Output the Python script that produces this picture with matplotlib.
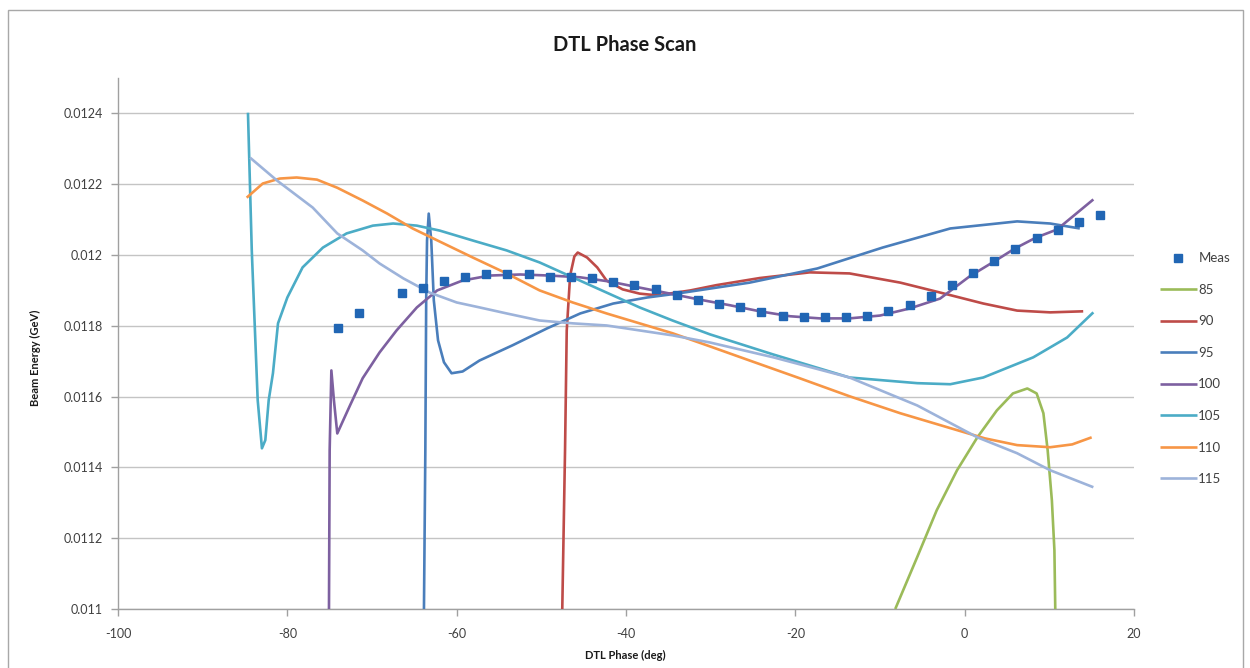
import matplotlib
matplotlib.use("Agg")
import matplotlib.pyplot as plt
from matplotlib.patches import Rectangle
from matplotlib.ticker import FuncFormatter

# ---------------------------------------------------------------------------
# Data
# ---------------------------------------------------------------------------

meas_x = [-74, -71.5, -66.5, -64, -61.5, -59, -56.5, -54, -51.5, -49, -46.5, -44,
          -41.5, -39, -36.5, -34, -31.5, -29, -26.5, -24, -21.5, -19, -16.5, -14,
          -11.5, -9, -6.5, -4, -1.5, 1, 3.5, 6, 8.5, 11, 13.5, 16]
meas_y = [0.011795, 0.011835, 0.011894, 0.011908, 0.011928, 0.011937, 0.011945,
          0.011945, 0.011945, 0.011939, 0.011937, 0.011934, 0.011925, 0.011914,
          0.011903, 0.011886, 0.011872, 0.011863, 0.011852, 0.011838, 0.011829,
          0.011824, 0.011824, 0.011824, 0.011827, 0.011841, 0.011860, 0.011883,
          0.011914, 0.011948, 0.011982, 0.012018, 0.012049, 0.012072, 0.012092,
          0.012114]

x85 = [-8.2, -5.6, -3.3, -0.9, 1.5, 3.8, 5.7, 7.4, 8.5, 9.3, 9.8, 10.3, 10.6, 10.7]
y85 = [0.0110, 0.011147, 0.011279, 0.011392, 0.011485, 0.011561, 0.011609, 0.011623,
       0.011609, 0.011553, 0.011449, 0.011307, 0.011166, 0.0110]

x90 = [-47.6, -47.2, -47.0, -46.6, -46.1, -45.7, -44.6, -43.4, -42.3, -40.4, -38.4,
       -36.3, -32.4, -29.3, -24.2, -18.3, -13.6, -7.6, -2.9, 2.2, 6.2, 10.1, 14.0]
y90 = [0.0109, 0.011449, 0.011787, 0.011942, 0.011996, 0.012007, 0.011993, 0.011965,
       0.011928, 0.011903, 0.011891, 0.011886, 0.011900, 0.011915, 0.011935, 0.011951,
       0.011948, 0.011922, 0.011894, 0.011863, 0.011843, 0.011838, 0.011841]

x95 = [-63.9, -63.7, -63.6, -63.5, -63.3, -63.0, -62.7, -62.2, -61.5, -60.6, -59.3,
       -57.3, -53.4, -49.3, -45.4, -41.5, -37.5, -34.0, -25.4, -17.4, -9.7, -1.7, 6.2,
       10.1, 13.6]
y95 = [0.0109, 0.011449, 0.011872, 0.012041, 0.012117, 0.012041, 0.011872, 0.011759,
       0.011697, 0.011666, 0.011671, 0.011702, 0.011745, 0.011793, 0.011835, 0.011863,
       0.011880, 0.011891, 0.011922, 0.011962, 0.012021, 0.012075, 0.012095, 0.012089,
       0.012075]

x100 = [-75.1, -75.0, -74.8, -74.5, -74.1, -73.4, -72.6, -71.1, -69.1, -67.1, -64.7,
        -62.3, -59.3, -56.1, -52.5, -49.0, -45.4, -41.9, -38.4, -34.8, -31.3, -27.7,
        -24.2, -20.6, -17.1, -13.6, -10.0, -6.5, -2.9, 0.6, 3.5, 5.9, 8.4, 10.9, 15.2]
y100 = [0.0109, 0.011449, 0.011674, 0.011590, 0.011496, 0.011533, 0.011575, 0.011652,
        0.011725, 0.011787, 0.011852, 0.011900, 0.011928, 0.011942, 0.011945, 0.011942,
        0.011937, 0.011925, 0.011908, 0.011891, 0.011874, 0.011858, 0.011841, 0.011827,
        0.011821, 0.011821, 0.011829, 0.011849, 0.011877, 0.011940, 0.011982, 0.012018,
        0.012049, 0.012072, 0.012157]

x105 = [-84.65, -84.2, -83.5, -83.0, -82.6, -82.2, -81.7, -81.1, -80.0, -78.2, -75.8,
        -73.0, -69.9, -67.5, -64.7, -62.0, -58.1, -54.1, -50.2, -46.3, -42.3, -38.4,
        -34.5, -30.1, -22.6, -13.6, -5.6, -1.7, 2.2, 8.1, 12.1, 15.2]
y105 = [0.012402, 0.012013, 0.011590, 0.011454, 0.011477, 0.011590, 0.011666, 0.011807,
        0.011880, 0.011965, 0.012021, 0.012061, 0.012083, 0.012089, 0.012083, 0.012069,
        0.012041, 0.012013, 0.011979, 0.011937, 0.011894, 0.011852, 0.011815, 0.011776,
        0.011719, 0.011654, 0.011638, 0.011635, 0.011654, 0.011711, 0.011767, 0.011838]

x110 = [-84.8, -82.9, -80.9, -78.9, -76.5, -74.1, -71.1, -68.2, -65.2, -62.0, -58.1,
        -54.1, -50.2, -46.3, -42.3, -38.4, -34.5, -30.1, -25.4, -19.5, -13.6, -7.6,
        -1.7, 2.4, 6.2, 10.1, 12.7, 15.0]
y110 = [0.012162, 0.012202, 0.012216, 0.012219, 0.012213, 0.012190, 0.012154, 0.012117,
        0.012075, 0.012038, 0.011993, 0.011948, 0.011900, 0.011866, 0.011835, 0.011807,
        0.011779, 0.011742, 0.011702, 0.011652, 0.011601, 0.011553, 0.011511, 0.011482,
        0.011463, 0.011457, 0.011465, 0.011485]

x115 = [-84.4, -81.2, -77.0, -74.1, -71.1, -69.1, -66.3, -63.2, -60.0, -57.3, -54.1,
        -50.2, -46.3, -42.3, -38.4, -34.5, -30.1, -22.6, -13.6, -5.6, 1.5, 6.2, 10.1, 15.2]
y115 = [0.012275, 0.012210, 0.012134, 0.012061, 0.012013, 0.011976, 0.011934, 0.011894,
        0.011866, 0.011852, 0.011835, 0.011815, 0.011807, 0.011801, 0.011787, 0.011773,
        0.011753, 0.011711, 0.011654, 0.011575, 0.011485, 0.011440, 0.011392, 0.011344]

x_ticks = [-100, -80, -60, -40, -20, 0, 20]
y_ticks = [0.011, 0.0112, 0.0114, 0.0116, 0.0118, 0.012, 0.0122, 0.0124]

# ---------------------------------------------------------------------------
# Style
# ---------------------------------------------------------------------------

plt.rcParams["font.family"] = ["Lato", "DejaVu Sans"]
plt.rcParams["axes.unicode_minus"] = False

SERIES = [
    ("85", x85, y85, "#9BBB59"),
    ("90", x90, y90, "#BE4B48"),
    ("95", x95, y95, "#4A7EBB"),
    ("100", x100, y100, "#7D60A0"),
    ("105", x105, y105, "#4BACC6"),
    ("110", x110, y110, "#F79646"),
    ("115", x115, y115, "#9DB3DA"),
]
MEAS_COLOR = "#2166B4"
GRID_COLOR = "#C4C4C4"
AXIS_COLOR = "#A0A0A0"
TEXT_COLOR = "#404040"

fig = plt.figure(figsize=(12.5, 6.68), dpi=100)
ax = fig.add_axes([0.0944, 0.0883, 0.8128, 0.7949])

for label, xs, ys, color in SERIES:
    ax.plot(xs, ys, color=color, lw=1.9, label=label, zorder=3,
            solid_joinstyle="round", solid_capstyle="butt")

ax.plot(meas_x, meas_y, ls="none", marker="s", ms=5.8, color=MEAS_COLOR,
        label="Meas", zorder=4)

ax.set_xlim(-100, 20)
ax.set_ylim(0.011, 0.0125)
ax.set_xticks(x_ticks)
ax.set_yticks(y_ticks)
ax.yaxis.set_major_formatter(FuncFormatter(lambda v, p: f"{v:g}"))
ax.xaxis.set_major_formatter(FuncFormatter(lambda v, p: f"{v:g}"))

ax.grid(axis="y", color=GRID_COLOR, lw=1.0)
ax.set_axisbelow(True)
for side in ("top", "right"):
    ax.spines[side].set_visible(False)
for side in ("left", "bottom"):
    ax.spines[side].set_color(AXIS_COLOR)
    ax.spines[side].set_linewidth(1.0)
ax.tick_params(direction="out", length=5, width=1, color=AXIS_COLOR,
               labelsize=9, labelcolor=TEXT_COLOR)
ax.tick_params(axis="y", pad=6)
ax.tick_params(axis="x", pad=9)

# titles & labels
fig.text(0.5, 0.933, "DTL Phase Scan", ha="center", va="center",
         fontsize=14.5, fontweight="bold", color="#1A1A1A")
fig.text(0.5, 0.019, "DTL Phase (deg)", ha="center", va="center",
         fontsize=8, fontweight="bold", color="#1A1A1A")
fig.text(0.028, 0.465, "Beam Energy (GeV)", ha="center", va="center",
         rotation=90, fontsize=8, fontweight="bold", color="#1A1A1A")

# legend: Meas first, then model curves
handles, labels = ax.get_legend_handles_labels()
order = [len(handles) - 1] + list(range(len(handles) - 1))
fig.legend([handles[i] for i in order], [labels[i] for i in order],
           loc="center left", bbox_to_anchor=(0.928, 0.448), frameon=False,
           fontsize=9.5, labelspacing=1.48, handlelength=2.8, handletextpad=0.1,
           borderpad=0, borderaxespad=0, numpoints=1, labelcolor=TEXT_COLOR)

# chart area border
fig.patches.append(Rectangle((0.0064, -0.05), 0.988, 1.035, transform=fig.transFigure,
                             fill=False, edgecolor="#A8A8A8", lw=1.0))

fig.savefig("out.png", dpi=100)
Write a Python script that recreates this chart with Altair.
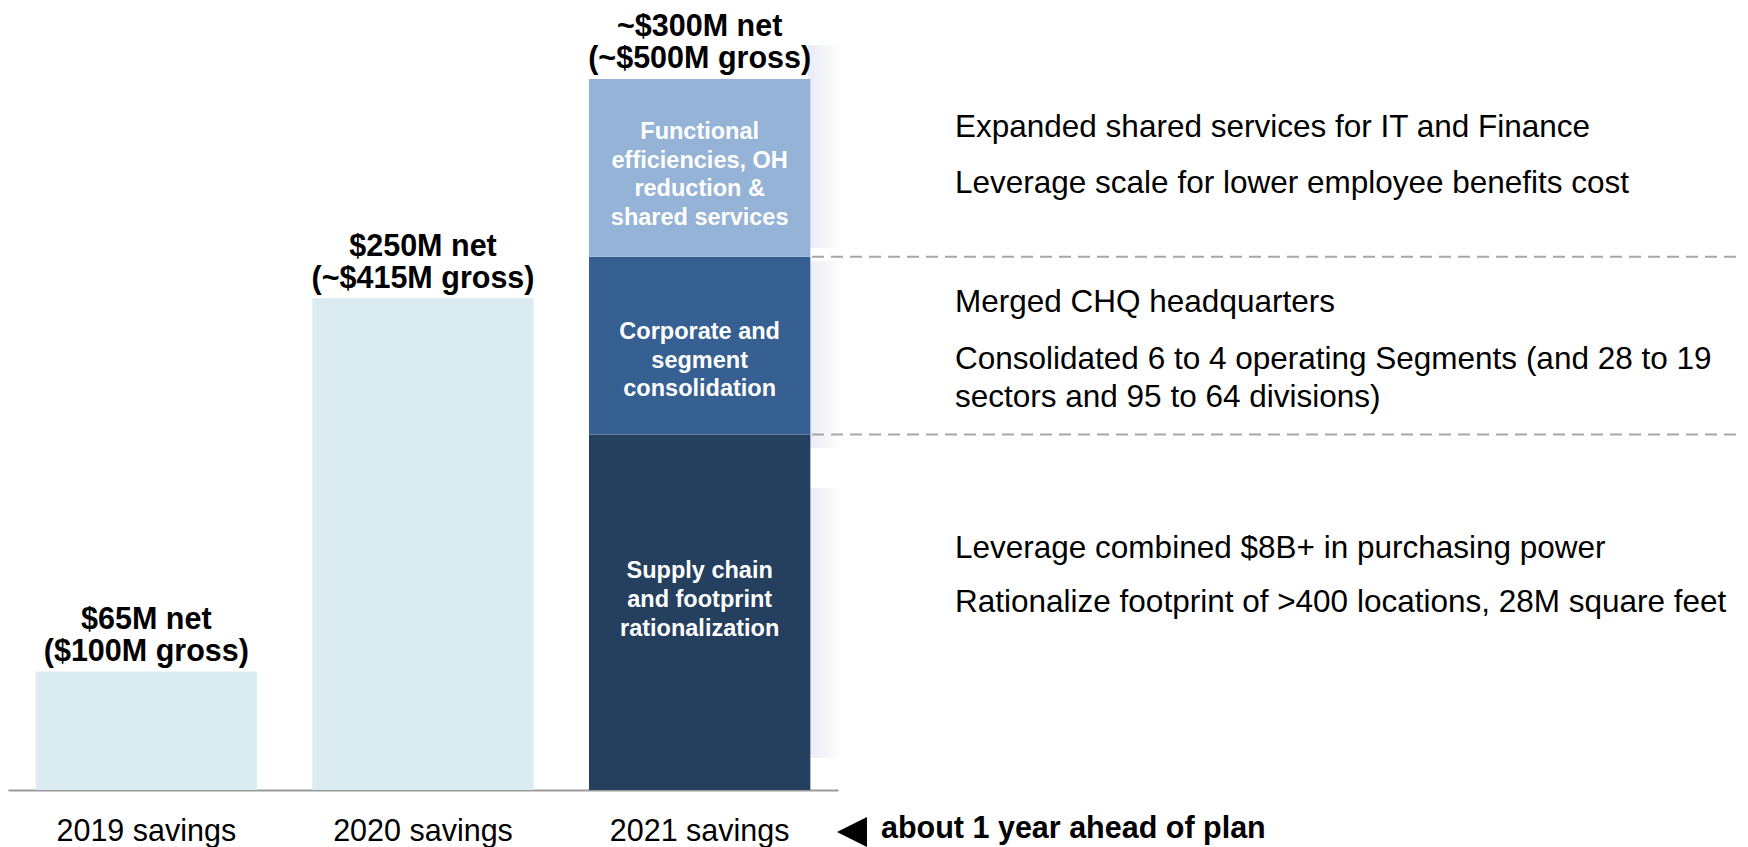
import altair as alt
import pandas as pd

# ---- data ----
years = ["2019 savings", "2020 savings", "2021 savings"]
simple_bar_values = [100, 415]          # 2019, 2020 bar heights (gross, $M)
value_labels = ["$65M net\n($100M gross)", "$250M net\n(~$415M gross)", "~$300M net\n(~$500M gross)"]
seg_names = ["Supply chain\nand footprint\nrationalization",
             "Corporate and\nsegment\nconsolidation",
             "Functional\nefficiencies,  OH\nreduction &\nshared services"]
seg_values = [300, 150, 150]            # 2021 stacked segments (visual height)
seg_colors = ["#253F5F", "#366092", "#95B3D7"]
light_bar_color = "#DAECF2"
notes_top = "Expanded shared services for IT and Finance\nLeverage scale for lower employee benefits cost"
notes_mid1 = "Merged CHQ headquarters"
notes_mid2 = "Consolidated 6 to 4 operating Segments (and 28 to 19\nsectors and 95 to 64 divisions)"
notes_bot = "Leverage combined $8B+ in purchasing power\nRationalize footprint of >400 locations, 28M square feet"
ahead_text = "about 1 year ahead of plan"

FONT = "Liberation Sans"
W, H = 1732, 782
YMAX = 660

# ---- tables built from the arrays ----
rows = []
for yr, v in zip(years[:2], simple_bar_values):
    rows.append({"year": yr, "start": 0, "end": v, "color": light_bar_color, "seg": ""})
cum = 0
for name, v, c in zip(seg_names, seg_values, seg_colors):
    rows.append({"year": years[2], "start": cum, "end": cum + v, "color": c, "seg": name})
    cum += v
bars_df = pd.DataFrame(rows)

totals = simple_bar_values + [sum(seg_values)]
tops_df = pd.DataFrame({"year": years, "total": totals, "label": value_labels})
bounds_df = pd.DataFrame({"v": [seg_values[0], seg_values[0] + seg_values[1]]})

xscale = alt.Scale(domain=years, range=[0, 830], paddingInner=0.2, paddingOuter=0.1)
yscale = alt.Scale(domain=[0, YMAX], nice=False, zero=True)

xenc = alt.X("year:N", scale=xscale, sort=years,
             axis=alt.Axis(title=None, ticks=False, tickSize=0, domain=True,
                           domainColor="#9A9A9A", domainWidth=2,
                           labelFont=FONT, labelFontSize=30.5, labelColor="black",
                           labelPadding=41, labelBaseline="middle", labelAngle=0,
                           labelLimit=0))

bars = alt.Chart(bars_df).mark_bar().encode(
    x=xenc,
    y=alt.Y("start:Q", scale=yscale, axis=None),
    y2="end:Q",
    color=alt.Color("color:N", scale=None),
)

# Vega lays multi-line text downward from the anchor: shift the block up
TOP_FS, TOP_LH = 30.5, 32
top_labels = alt.Chart(tops_df).mark_text(
    font=FONT, fontSize=TOP_FS, fontWeight="bold", color="black",
    lineBreak="\n", lineHeight=TOP_LH, baseline="bottom",
    dy=-11 - TOP_LH + 0.21 * TOP_FS, align="center",
).encode(
    x=alt.X("year:N", scale=xscale, sort=years),
    y=alt.Y("total:Q", scale=yscale, axis=None),
    text="label:N",
)

LH_IN = 28.8
seg_center_dys = [-12, 15, 7]
seg_layers = []
seg_df = bars_df[bars_df["seg"] != ""].copy()
seg_df["mid"] = (seg_df["start"] + seg_df["end"]) / 2
for i, name in enumerate(seg_names):
    n_lines = name.count("\n") + 1
    seg_layers.append(
        alt.Chart(seg_df[seg_df["seg"] == name]).mark_text(
            font=FONT, fontSize=23.5, fontWeight="bold", color="white",
            lineBreak="\n", lineHeight=LH_IN, baseline="middle", align="center",
            dy=seg_center_dys[i] - (n_lines - 1) * LH_IN / 2,
        ).encode(
            x=alt.X("year:N", scale=xscale, sort=years),
            y=alt.Y("mid:Q", scale=yscale, axis=None),
            text="seg:N",
        )
    )

one = pd.DataFrame({"a": [0]})

fade = alt.Gradient(gradient="linear",
                    stops=[alt.GradientStop(color="#E9ECF6", offset=0),
                           alt.GradientStop(color="#FFFFFF", offset=1)],
                    x1=0, x2=1, y1=0, y2=0)
wedges = [
    alt.Chart(one).mark_rect(color=fade).encode(
        x=alt.value(800), x2=alt.value(834), y=alt.value(y0), y2=alt.value(y1))
    for y0, y1 in [(37, 240), (253, 440), (480, 750)]
]

dashes = alt.Chart(bounds_df).mark_rule(
    color="#A6A6A6", strokeWidth=2, strokeDash=[12, 7]
).encode(
    y=alt.Y("v:Q", scale=yscale, axis=None),
    x=alt.value(804), x2=alt.value(W),
)

def note(text, y, lh):
    return alt.Chart(one).mark_text(
        font=FONT, fontSize=31.5, color="black", align="left", baseline="middle",
        lineBreak="\n", lineHeight=lh,
    ).encode(x=alt.value(947), y=alt.value(y), text=alt.value(text))

notes = [
    note(notes_top, 120, 56),
    note(notes_mid1, 295, 38),
    note(notes_mid2, 352, 38),
    note(notes_bot, 541, 54),
]

tri = alt.Chart(one).mark_point(
    shape="M1,-1L1,1L-1,0Z", filled=True, color="black", opacity=1, size=900, strokeWidth=0
).encode(x=alt.value(844), y=alt.value(824))

ahead = alt.Chart(one).mark_text(
    font=FONT, fontSize=30.5, fontWeight="bold", color="black", align="left", baseline="middle"
).encode(x=alt.value(873), y=alt.value(821), text=alt.value(ahead_text))

chart = alt.layer(*wedges, bars, *seg_layers, top_labels, dashes, *notes, tri, ahead).properties(
    width=W, height=H,
    autosize=alt.AutoSizeParams(type="none"),
    padding={"left": 0, "top": 0, "right": 0, "bottom": 57},
).configure(background="white").configure_view(stroke=None)

chart.save("out.html", embed_options={"renderer": "svg", "actions": False})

- - -

**WRITTEN REQUEST**
Transcribe, from the records above, the first line and every line after it up to and including the line with "from matplotlib.ticker import FuncFormatter"; omit pictures.

**ANSWER TO THIS TASK**
Output the Python script that produces this picture with matplotlib.
import matplotlib
matplotlib.use("Agg")
import matplotlib.pyplot as plt
from matplotlib.patches import Rectangle
from matplotlib.ticker import FuncFormatter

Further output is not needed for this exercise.